DATASET EXCERPT:
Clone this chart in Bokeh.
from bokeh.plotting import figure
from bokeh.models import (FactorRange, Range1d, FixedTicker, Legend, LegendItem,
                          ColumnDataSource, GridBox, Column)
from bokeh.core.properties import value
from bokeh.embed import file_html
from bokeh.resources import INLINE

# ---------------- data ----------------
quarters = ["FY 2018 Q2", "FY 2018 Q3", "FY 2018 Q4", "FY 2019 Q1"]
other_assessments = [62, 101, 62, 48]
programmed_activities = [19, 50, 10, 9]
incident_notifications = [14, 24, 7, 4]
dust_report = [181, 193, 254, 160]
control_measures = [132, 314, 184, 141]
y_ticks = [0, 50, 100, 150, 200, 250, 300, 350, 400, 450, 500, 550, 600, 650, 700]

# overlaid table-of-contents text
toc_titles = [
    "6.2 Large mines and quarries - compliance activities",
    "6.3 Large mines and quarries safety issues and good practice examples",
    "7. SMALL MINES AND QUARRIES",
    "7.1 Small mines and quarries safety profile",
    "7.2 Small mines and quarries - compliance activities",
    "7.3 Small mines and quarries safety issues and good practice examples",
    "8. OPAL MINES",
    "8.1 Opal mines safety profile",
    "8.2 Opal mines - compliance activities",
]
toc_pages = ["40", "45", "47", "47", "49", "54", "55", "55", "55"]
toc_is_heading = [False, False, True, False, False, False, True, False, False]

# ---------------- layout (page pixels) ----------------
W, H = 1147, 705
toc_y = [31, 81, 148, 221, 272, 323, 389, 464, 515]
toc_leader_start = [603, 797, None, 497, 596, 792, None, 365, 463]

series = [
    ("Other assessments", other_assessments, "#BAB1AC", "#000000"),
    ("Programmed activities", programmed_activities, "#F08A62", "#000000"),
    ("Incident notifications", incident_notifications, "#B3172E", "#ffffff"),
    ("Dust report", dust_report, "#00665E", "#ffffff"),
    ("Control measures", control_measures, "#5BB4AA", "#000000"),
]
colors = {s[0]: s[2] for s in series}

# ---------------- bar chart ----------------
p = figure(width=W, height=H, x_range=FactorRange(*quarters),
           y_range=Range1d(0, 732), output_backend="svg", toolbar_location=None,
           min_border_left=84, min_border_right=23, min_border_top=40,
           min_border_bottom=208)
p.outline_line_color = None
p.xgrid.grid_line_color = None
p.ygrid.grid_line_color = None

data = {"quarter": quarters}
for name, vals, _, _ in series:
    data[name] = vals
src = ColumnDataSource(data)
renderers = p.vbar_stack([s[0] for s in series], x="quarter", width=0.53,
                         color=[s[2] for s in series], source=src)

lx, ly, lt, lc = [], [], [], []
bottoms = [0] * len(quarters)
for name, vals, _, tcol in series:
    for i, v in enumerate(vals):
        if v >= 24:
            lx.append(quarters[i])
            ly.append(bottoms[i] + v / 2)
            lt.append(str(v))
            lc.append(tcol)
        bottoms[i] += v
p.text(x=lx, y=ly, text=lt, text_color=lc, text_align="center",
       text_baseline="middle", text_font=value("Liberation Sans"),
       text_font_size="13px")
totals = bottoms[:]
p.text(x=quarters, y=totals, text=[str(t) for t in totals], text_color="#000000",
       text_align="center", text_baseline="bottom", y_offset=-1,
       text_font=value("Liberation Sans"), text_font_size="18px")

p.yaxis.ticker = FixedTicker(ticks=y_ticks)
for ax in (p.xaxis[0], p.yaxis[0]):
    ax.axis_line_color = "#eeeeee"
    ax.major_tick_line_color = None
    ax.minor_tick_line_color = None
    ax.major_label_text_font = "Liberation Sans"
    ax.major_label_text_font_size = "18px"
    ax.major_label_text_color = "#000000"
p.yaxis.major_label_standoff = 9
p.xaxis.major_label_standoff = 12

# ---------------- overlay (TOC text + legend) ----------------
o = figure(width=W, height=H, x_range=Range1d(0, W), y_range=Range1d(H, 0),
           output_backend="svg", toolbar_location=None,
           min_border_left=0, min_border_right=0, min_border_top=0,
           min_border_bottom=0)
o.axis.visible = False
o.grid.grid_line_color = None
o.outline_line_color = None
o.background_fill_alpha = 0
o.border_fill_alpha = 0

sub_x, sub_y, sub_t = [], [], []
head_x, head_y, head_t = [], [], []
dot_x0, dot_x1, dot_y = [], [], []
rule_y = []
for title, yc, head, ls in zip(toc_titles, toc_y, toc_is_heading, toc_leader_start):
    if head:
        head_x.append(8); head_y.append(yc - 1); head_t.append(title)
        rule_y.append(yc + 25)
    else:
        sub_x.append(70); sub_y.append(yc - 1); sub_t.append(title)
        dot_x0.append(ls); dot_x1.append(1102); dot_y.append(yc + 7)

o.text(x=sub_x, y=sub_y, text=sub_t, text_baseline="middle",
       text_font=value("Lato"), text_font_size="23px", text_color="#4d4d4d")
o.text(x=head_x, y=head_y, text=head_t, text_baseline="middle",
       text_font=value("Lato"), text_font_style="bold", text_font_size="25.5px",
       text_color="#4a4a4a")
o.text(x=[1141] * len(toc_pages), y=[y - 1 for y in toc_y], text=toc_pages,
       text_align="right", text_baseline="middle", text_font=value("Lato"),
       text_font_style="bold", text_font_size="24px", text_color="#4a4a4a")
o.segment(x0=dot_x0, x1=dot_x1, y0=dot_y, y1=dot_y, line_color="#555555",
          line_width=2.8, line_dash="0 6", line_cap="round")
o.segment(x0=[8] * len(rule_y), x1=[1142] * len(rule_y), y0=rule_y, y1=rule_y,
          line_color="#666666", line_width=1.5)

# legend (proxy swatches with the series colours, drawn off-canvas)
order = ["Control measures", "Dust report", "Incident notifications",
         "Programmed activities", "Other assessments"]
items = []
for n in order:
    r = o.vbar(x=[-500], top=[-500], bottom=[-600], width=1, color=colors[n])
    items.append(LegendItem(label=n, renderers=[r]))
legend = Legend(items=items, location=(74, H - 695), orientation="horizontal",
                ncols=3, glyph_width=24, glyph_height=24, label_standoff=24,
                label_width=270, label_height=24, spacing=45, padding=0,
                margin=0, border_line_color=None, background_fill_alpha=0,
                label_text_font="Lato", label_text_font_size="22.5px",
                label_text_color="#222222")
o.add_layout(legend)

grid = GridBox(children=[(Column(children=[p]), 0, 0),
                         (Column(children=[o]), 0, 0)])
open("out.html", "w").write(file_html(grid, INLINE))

REQUIRED TASK: Beginning at the first line above, repeat exactly until the line containing "600, 650, 700]", which is included.

RESULT:
Clone this chart in Bokeh.
from bokeh.plotting import figure
from bokeh.models import (FactorRange, Range1d, FixedTicker, Legend, LegendItem,
                          ColumnDataSource, GridBox, Column)
from bokeh.core.properties import value
from bokeh.embed import file_html
from bokeh.resources import INLINE

# ---------------- data ----------------
quarters = ["FY 2018 Q2", "FY 2018 Q3", "FY 2018 Q4", "FY 2019 Q1"]
other_assessments = [62, 101, 62, 48]
programmed_activities = [19, 50, 10, 9]
incident_notifications = [14, 24, 7, 4]
dust_report = [181, 193, 254, 160]
control_measures = [132, 314, 184, 141]
y_ticks = [0, 50, 100, 150, 200, 250, 300, 350, 400, 450, 500, 550, 600, 650, 700]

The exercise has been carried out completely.